Obuchi's economic package was also accompanied by revolutionary changes in Japan's corporate sector. There have been banking mergers, foreign acquisitions, restructuring of blue-chip companies and layoffs--all of which would have been impossible in the recent past. Obuchi didn't make those things happen, of course. But he didn't stand in their way, either. "He could have screwed things up and he didn't," says Russell Jones, an economist at Lehman Brothers in Tokyo.

Will Mori screw things up? Like Obuchi, he is not considered a reformer; even his advisers can say little about his economic thinking other than that his policies will be "like Obuchi's." In the short term, Mori isn't likely to do much. This year's budget has already been passed, and things can pretty much run on auto-pilot. "Analysts have derided Japan for being slow in putting policy together and getting it out the door," says m.i.t.'s Henry. "They ain't seen nothing yet in terms of paralysis." But the day of reckoning is not far away.
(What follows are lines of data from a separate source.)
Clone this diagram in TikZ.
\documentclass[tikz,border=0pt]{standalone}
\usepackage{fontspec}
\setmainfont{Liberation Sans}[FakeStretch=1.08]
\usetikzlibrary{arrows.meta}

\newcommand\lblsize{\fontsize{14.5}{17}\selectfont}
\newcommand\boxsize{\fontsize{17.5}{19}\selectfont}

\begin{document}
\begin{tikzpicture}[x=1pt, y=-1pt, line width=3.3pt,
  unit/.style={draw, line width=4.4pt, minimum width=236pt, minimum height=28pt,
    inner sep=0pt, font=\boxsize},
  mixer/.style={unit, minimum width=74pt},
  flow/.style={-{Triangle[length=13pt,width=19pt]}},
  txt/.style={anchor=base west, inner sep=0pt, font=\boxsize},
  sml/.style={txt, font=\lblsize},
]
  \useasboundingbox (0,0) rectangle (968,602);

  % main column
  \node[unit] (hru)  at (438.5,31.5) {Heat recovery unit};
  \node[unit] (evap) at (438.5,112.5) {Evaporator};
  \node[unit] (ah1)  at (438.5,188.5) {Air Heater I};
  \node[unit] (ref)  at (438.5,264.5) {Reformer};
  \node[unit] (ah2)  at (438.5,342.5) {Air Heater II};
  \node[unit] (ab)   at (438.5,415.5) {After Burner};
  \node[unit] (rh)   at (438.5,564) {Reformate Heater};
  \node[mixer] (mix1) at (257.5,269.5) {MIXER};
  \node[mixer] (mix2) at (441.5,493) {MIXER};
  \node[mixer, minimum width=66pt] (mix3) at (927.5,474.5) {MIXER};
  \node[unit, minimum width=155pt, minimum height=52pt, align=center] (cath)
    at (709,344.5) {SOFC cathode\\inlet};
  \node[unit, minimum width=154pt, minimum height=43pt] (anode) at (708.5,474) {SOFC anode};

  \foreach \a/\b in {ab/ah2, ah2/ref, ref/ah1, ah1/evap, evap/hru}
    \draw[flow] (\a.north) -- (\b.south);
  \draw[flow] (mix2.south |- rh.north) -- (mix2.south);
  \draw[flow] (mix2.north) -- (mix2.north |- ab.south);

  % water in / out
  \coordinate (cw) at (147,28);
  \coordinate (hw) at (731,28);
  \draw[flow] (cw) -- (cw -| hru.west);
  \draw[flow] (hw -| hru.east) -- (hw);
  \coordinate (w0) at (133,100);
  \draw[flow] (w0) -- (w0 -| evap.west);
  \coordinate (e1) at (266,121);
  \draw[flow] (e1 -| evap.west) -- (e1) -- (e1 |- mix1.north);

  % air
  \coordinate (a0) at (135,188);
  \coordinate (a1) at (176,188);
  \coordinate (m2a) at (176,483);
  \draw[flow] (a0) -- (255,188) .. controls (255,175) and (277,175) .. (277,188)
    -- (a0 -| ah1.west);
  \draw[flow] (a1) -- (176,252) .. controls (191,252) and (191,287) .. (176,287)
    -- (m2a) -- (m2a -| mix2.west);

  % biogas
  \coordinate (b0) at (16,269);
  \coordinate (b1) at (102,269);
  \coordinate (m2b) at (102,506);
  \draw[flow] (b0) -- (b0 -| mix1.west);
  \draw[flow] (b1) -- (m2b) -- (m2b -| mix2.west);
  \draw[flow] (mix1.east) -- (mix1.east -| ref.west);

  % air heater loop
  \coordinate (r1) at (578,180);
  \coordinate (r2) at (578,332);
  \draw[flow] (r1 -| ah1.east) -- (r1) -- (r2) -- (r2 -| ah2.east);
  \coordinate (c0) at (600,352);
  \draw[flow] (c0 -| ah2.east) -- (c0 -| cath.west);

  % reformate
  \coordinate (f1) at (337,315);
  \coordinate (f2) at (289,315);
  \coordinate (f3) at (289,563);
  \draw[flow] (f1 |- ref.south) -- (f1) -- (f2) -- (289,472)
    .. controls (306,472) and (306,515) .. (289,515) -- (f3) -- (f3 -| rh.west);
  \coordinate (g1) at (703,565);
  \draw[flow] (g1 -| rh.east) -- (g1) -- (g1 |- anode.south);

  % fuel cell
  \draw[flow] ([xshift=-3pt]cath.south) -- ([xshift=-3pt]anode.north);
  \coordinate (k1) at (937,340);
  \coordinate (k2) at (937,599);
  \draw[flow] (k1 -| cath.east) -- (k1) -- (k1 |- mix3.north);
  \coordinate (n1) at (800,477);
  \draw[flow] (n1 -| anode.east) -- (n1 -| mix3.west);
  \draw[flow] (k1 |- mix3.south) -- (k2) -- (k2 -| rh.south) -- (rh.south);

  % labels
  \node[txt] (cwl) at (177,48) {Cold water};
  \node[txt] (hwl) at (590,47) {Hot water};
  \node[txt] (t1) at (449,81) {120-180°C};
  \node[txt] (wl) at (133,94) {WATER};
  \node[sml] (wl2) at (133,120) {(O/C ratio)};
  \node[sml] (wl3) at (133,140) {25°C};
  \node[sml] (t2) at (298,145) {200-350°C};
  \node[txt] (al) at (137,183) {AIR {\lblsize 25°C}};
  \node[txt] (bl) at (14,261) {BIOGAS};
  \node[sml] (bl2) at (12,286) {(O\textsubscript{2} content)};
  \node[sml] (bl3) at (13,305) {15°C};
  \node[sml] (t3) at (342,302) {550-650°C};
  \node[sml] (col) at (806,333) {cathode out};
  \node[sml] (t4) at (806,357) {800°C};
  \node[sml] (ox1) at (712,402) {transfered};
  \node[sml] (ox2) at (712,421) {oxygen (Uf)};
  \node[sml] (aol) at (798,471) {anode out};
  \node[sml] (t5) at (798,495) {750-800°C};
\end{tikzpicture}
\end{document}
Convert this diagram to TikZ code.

All the planned government spending to revive the economy--more than $960 billion--is adding to a ballooning national debt now estimated at 125% of the country's gdp and equivalent to half of all public savings. "What they are doing is completely unsustainable," says Rose. "They are paying for everything with debt, and they can't continue that much longer." One of Obuchi's top economic advisers, Ichizo Ohara, concedes as much. "Supporting the economy by expanding spending has reached a limit," he says. "It's extremely distorted and abnormal to use half of savings to support debt."

But Mori might find it hard to give up old habits. Although there have been signs of a recovery--the stock market is booming, companies are restructuring and dotcom fever is catching on--the economy slid back into recession last year and unemployment, once unheard of, is climbing ever higher. What's more, Mori's job will be on the line: elections to the Diet must be scheduled some time in the next six months. Don't expect the Prime Minister to stick his neck out for economic reform.

The Lower House has to be dissolved and an election held by October, but the ldp is split on the exact timing. One faction wants to hold a snap poll to take advantage of the sympathy generated by Obuchi's illness and to gain a new mandate before July's G-8 summit of industrial nations in Okinawa. Another group wants to wait until after the summit, calculating that Japanese voters will warm to Mori after they have seen him rubbing shoulders with world leaders like Bill Clinton and Tony Blair. The opposition parties are in disarray: they never figured out how to deal with Obuchi and will likely have a hard time defeating the ldp if it can make an effective talisman of its comatose leader. Mori himself invoked Obuchi's name in every answer during a 45-minute press conference last week. "I feel like I can hear the voice of Prime Minister Obuchi from his bed, saying, 'I trust you, so do it well,'" he intoned.

But Mori shouldn't get too comfortable in the Prime Minister's residence. Obuchi's administration was losing steam and its popularity was declining. Plus, Mori has to manage divisions within the lpd, and the ruling coalition needs a party unpopular with many Japanese, Komeito, in order to stay in power. He may seem on top of the world right now. But those cherry blossoms that provided such a pretty photo-op last only a few days. If Mori isn't careful, his tenure at the top of Japan's political heap could be similarly short.